Ángela Vallvey

Natura

Los que somos de campo aprendemos a amar la naturaleza desde niños. Ni siquiera recordamos el momento sagrado en que descubrimos, como Ronsard, que la naturaleza siempre es mejor que el arte. Es la madre naturaleza quien nos regala belleza seductora o nos convierte en unos adefesios, pues también, como dicen los americanos, «Mother Nature is a bitch» (les ahorraré la traducción. De nada).
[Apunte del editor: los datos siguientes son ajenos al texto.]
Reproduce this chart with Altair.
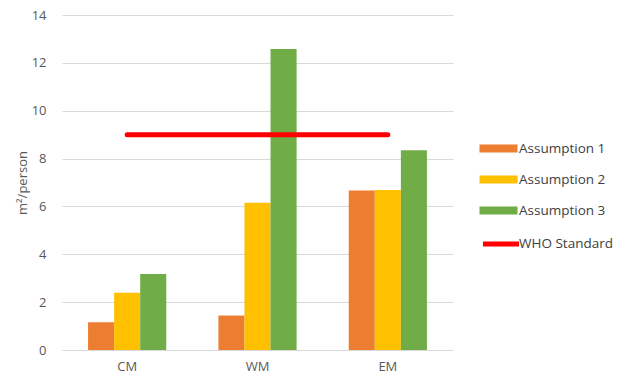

Baudelaire, que pasaba el tiempo jugando a «épater le bourgeois», a pasmar al burgués, decía que le habría gustado contemplar praderas de color rojo, ríos amarillos como el oro y árboles azules. Si hubiese nacido más tarde habría descubierto los estériles valles rojizos de Marte, los océanos de gas extraterrestre que retratan las sondas espaciales y, ya puestos, al bello replicante de «Blade Runner» confesando: «Yo he visto cosas que nunca creeríais. Atacar naves en llamas más allá de Orión. He visto Rayos-C brillar en la oscuridad, cerca de la Puerta de Tannhäuser...». La naturaleza puede con todo porque lo es todo. La fuerza de lo natural es la de la vida, al menos en el planeta Tierra. Plantas, altas cumbres. Ríos y veredas. Lejanías y claros del bosque. El albor del día que se derrama en un valle. En la naturaleza todo respira y bulle lentamente. ¿Qué es una roca? ¿Qué es una flor? ¿Qué es el aire? Los que amamos la naturaleza nos sorprendemos un día, seguramente en la infancia, haciéndonos esas preguntas. Es el amor a la naturaleza lo que impulsa el afán de conocimiento del ser humano. El instante en que miramos un trébol de agua y nos preguntamos qué es la vida. La tarde en que vimos de cerca una perdiz blanca o descubrimos el mar y nos quedamos aturdidos, incapaces de saber y, a la vez, comprendiéndolo todo de repente.